[Objective] Write out again, word for word, the lines below from the line that holds "Reproduce this chart with Chart.js." through the line that holds "const GRID = '#8a8a8a';", omitting pictures.

* START Working data *

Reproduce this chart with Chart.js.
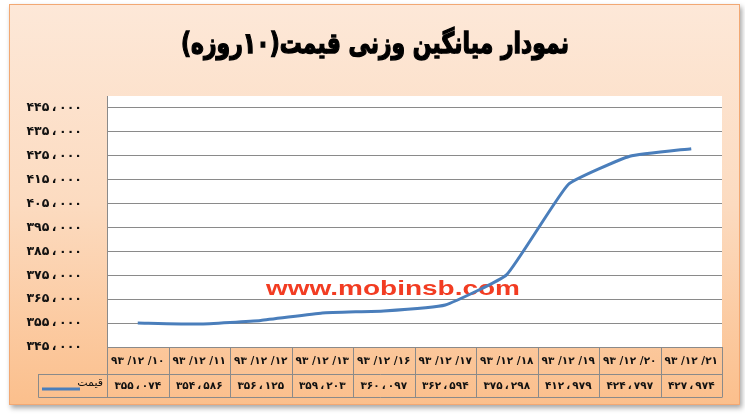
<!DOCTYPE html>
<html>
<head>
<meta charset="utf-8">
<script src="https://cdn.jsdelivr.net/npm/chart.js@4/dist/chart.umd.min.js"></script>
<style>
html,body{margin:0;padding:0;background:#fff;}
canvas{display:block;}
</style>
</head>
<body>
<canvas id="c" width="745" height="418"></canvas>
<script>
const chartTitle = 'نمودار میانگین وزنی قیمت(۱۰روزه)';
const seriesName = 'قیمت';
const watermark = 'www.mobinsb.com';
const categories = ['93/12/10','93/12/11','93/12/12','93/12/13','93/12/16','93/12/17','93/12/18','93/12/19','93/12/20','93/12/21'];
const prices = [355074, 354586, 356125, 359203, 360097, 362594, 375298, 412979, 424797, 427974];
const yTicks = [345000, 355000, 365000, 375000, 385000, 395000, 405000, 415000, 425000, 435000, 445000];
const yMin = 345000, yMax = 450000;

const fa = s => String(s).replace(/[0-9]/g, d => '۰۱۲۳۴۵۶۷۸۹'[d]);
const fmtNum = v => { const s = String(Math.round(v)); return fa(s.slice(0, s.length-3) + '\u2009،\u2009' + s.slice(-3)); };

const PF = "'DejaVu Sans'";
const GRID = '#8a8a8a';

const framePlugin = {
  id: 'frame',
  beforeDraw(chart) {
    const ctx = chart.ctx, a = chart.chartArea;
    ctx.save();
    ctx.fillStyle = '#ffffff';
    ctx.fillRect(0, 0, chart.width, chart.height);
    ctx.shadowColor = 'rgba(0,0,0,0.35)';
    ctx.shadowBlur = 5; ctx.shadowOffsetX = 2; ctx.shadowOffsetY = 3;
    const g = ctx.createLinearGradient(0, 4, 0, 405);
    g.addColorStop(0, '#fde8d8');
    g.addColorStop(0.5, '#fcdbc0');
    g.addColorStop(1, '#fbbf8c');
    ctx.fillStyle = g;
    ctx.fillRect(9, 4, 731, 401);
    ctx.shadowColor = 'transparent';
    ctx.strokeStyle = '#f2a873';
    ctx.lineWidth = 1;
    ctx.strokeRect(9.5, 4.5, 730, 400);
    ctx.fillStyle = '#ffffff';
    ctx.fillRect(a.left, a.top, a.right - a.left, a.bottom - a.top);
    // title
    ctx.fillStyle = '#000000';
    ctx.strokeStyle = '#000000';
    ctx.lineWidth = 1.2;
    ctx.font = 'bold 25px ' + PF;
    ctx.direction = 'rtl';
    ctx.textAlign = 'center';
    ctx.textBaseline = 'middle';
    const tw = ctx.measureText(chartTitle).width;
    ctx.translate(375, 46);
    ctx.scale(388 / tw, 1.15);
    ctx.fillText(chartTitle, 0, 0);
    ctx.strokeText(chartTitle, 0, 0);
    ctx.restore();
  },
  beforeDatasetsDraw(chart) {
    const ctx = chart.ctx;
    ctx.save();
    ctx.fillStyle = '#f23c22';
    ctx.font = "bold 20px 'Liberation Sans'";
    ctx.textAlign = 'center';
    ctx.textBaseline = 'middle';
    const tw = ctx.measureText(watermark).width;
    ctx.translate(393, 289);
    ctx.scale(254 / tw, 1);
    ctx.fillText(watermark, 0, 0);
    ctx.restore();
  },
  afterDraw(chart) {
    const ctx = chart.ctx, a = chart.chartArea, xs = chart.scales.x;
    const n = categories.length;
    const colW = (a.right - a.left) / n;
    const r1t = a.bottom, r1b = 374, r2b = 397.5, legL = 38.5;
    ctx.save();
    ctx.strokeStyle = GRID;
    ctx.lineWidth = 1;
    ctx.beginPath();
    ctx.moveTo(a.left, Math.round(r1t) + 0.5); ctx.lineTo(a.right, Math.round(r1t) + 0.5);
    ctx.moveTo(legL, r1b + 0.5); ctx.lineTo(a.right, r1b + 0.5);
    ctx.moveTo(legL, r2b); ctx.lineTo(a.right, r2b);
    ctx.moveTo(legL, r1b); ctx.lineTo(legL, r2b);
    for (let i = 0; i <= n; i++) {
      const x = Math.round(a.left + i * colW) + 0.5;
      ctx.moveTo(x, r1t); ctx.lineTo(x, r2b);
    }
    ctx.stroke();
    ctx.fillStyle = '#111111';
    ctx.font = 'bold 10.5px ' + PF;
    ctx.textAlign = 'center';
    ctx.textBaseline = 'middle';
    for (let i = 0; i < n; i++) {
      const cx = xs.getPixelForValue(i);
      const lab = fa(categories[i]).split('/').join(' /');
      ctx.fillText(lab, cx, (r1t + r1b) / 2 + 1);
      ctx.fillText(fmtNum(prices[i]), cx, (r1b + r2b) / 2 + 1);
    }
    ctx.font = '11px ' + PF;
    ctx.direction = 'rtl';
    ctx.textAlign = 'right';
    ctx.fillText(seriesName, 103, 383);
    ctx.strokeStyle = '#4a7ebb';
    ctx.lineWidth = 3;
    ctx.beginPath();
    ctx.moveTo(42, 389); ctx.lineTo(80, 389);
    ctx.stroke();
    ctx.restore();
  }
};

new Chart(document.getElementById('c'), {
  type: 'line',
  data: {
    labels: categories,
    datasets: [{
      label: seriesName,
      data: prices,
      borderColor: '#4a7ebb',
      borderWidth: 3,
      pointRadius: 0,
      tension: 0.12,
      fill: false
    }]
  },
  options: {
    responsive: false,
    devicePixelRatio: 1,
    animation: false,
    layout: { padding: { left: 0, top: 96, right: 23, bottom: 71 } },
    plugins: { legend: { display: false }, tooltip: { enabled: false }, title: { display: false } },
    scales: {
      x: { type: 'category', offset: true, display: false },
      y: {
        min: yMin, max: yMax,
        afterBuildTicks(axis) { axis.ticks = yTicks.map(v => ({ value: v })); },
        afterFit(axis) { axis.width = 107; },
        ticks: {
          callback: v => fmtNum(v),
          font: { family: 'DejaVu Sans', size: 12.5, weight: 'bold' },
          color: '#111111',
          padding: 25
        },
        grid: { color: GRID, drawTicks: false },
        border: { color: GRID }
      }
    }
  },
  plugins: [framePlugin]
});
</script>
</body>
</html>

* END Working data *
* START Working data *

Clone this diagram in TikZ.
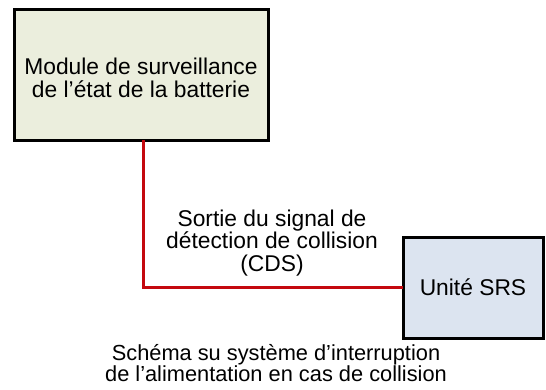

* END Working data *

[Complete answer]
Reproduce this chart with Chart.js.
<!DOCTYPE html>
<html>
<head>
<meta charset="utf-8">
<script src="https://cdn.jsdelivr.net/npm/chart.js@4/dist/chart.umd.min.js"></script>
<style>
html,body{margin:0;padding:0;background:#fff;}
canvas{display:block;}
</style>
</head>
<body>
<canvas id="c" width="745" height="418"></canvas>
<script>
const chartTitle = 'نمودار میانگین وزنی قیمت(۱۰روزه)';
const seriesName = 'قیمت';
const watermark = 'www.mobinsb.com';
const categories = ['93/12/10','93/12/11','93/12/12','93/12/13','93/12/16','93/12/17','93/12/18','93/12/19','93/12/20','93/12/21'];
const prices = [355074, 354586, 356125, 359203, 360097, 362594, 375298, 412979, 424797, 427974];
const yTicks = [345000, 355000, 365000, 375000, 385000, 395000, 405000, 415000, 425000, 435000, 445000];
const yMin = 345000, yMax = 450000;

const fa = s => String(s).replace(/[0-9]/g, d => '۰۱۲۳۴۵۶۷۸۹'[d]);
const fmtNum = v => { const s = String(Math.round(v)); return fa(s.slice(0, s.length-3) + '\u2009،\u2009' + s.slice(-3)); };

const PF = "'DejaVu Sans'";
const GRID = '#8a8a8a';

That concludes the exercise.